Ideology and Evolution in Nineteenth Century Britain: Embryos, Monsters, and Racial and Gendered Others in the Making of Evolutionary Theory and Culture
ISBN: 9780429467042
Platform/Publisher: Taylor & Francis / Routledge
Digital rights: Users: Unlimited; Printing: Unlimited; Download: Unlimited



Written over several decades and collected together for the first time, these richly detailed contextual studies by a leading historian of science examine the diverse ways in which cultural values and political and professional considerations impinged upon the construction, acceptance and applications of nineteenth century evolutionary theory.
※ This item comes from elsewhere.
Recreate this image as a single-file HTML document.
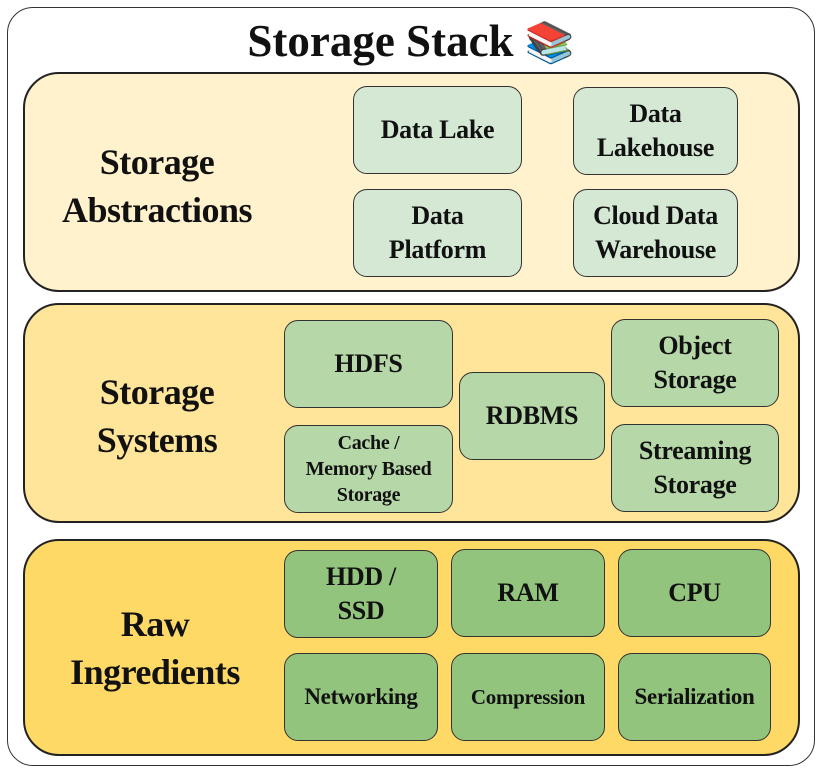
<!DOCTYPE html>
<html><head><meta charset="utf-8"><style>
body{margin:0;width:822px;height:773px;background:#fff;position:relative;font-family:"Liberation Serif",serif;font-weight:bold;color:#111;overflow:hidden}
div{position:absolute;box-sizing:border-box}
.o{left:7px;top:7px;width:808px;height:759px;border:1.5px solid #333;border-radius:26px}
.t{left:0;width:822px;top:14px;text-align:center;font-size:45px;line-height:54px}
.l{left:23px;width:777px;border:2px solid #222;border-radius:36px}
.lab{font-size:36px;line-height:48px;text-align:center;width:270px;display:flex;align-items:center;justify-content:center;letter-spacing:-0.5px}
.b{border:1.5px solid #333;border-radius:14px;display:flex;align-items:center;justify-content:center;text-align:center;font-size:26px;line-height:34px;letter-spacing:-0.3px}
.g1{background:#d5e8d4}.g2{background:#b6d7a8}.g3{background:#93c47d}
</style></head><body>
<div class="o"></div>
<div class="t">Storage Stack <span style="font-family:'Noto Color Emoji','DejaVu Sans',sans-serif;font-size:40px">📚</span></div>

<div class="l" style="top:72px;height:220px;background:#fff2cc"></div>
<div class="lab" style="left:22px;top:136px;height:100px">Storage<br>Abstractions</div>
<div class="b g1" style="left:353px;top:86px;width:169px;height:88px">Data Lake</div>
<div class="b g1" style="left:573px;top:87px;width:165px;height:88px">Data<br>Lakehouse</div>
<div class="b g1" style="left:353px;top:189px;width:169px;height:88px">Data<br>Platform</div>
<div class="b g1" style="left:573px;top:189px;width:165px;height:88px">Cloud Data<br>Warehouse</div>

<div class="l" style="top:303px;height:220px;background:#ffe599"></div>
<div class="lab" style="left:22px;top:366px;height:100px">Storage<br>Systems</div>
<div class="b g2" style="left:284px;top:320px;width:169px;height:88px">HDFS</div>
<div class="b g2" style="left:284px;top:425px;width:169px;height:88px;font-size:20px;line-height:26px">Cache /<br>Memory Based<br>Storage</div>
<div class="b g2" style="left:459px;top:372px;width:146px;height:88px">RDBMS</div>
<div class="b g2" style="left:611px;top:319px;width:168px;height:88px">Object<br>Storage</div>
<div class="b g2" style="left:611px;top:424px;width:168px;height:88px">Streaming<br>Storage</div>

<div class="l" style="top:539px;height:217px;background:#ffd966"></div>
<div class="lab" style="left:20px;top:598px;height:100px">Raw<br>Ingredients</div>
<div class="b g3" style="left:284px;top:550px;width:154px;height:88px">HDD /<br>SSD</div>
<div class="b g3" style="left:451px;top:549px;width:154px;height:88px">RAM</div>
<div class="b g3" style="left:618px;top:549px;width:153px;height:88px">CPU</div>
<div class="b g3" style="left:284px;top:653px;width:154px;height:88px;font-size:23px">Networking</div>
<div class="b g3" style="left:451px;top:653px;width:154px;height:88px;font-size:21px">Compression</div>
<div class="b g3" style="left:618px;top:653px;width:153px;height:88px;font-size:23px">Serialization</div>
</body></html>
They include a number of interrelated analyses of the highly politicised roles of embryos and monsters in pre- and post- Darwinian evolutionary theorizing, including Darwin's; several studies of the intersection of Darwinian science and its practitioners with issues of gender, race and sexuality, featuring a pioneering contextual analysis of Darwin's theory of sexual selection; and explorations of responses to Darwinian science by notable Victorian women intellectuals, including the crusading anti-feminist and ardent Darwinian, Eliza Lynn Linton, the feminist and leading anti-vivisectionist Frances Power Cobbe, and Annie Besant, the bible-bashing, birth-control advocate who confronted Darwin's opposition to contraception at the notorious Knowlton Trial.
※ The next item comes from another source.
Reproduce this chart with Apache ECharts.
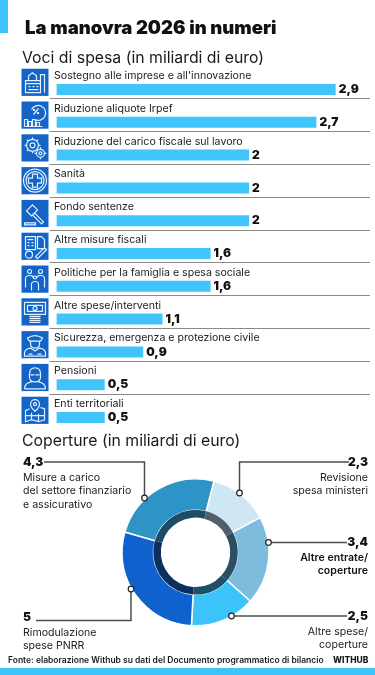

Evelleen Richards is Honorary Professor in the School of History and Philosophy of Science, University of Sydney. She has published widely on the social analysis of contemporary scientific and medical controversies, with particular reference to the sociology of clinical trials and on the contextual history of evolutionary biology. Her most recent book, Darwin and the Making of Sexual Selection (2017), won the 2018 Suzanne J. Levinson Prize, awarded biennially by the History of Science Society for the "best book in the history of the life sciences and natural history".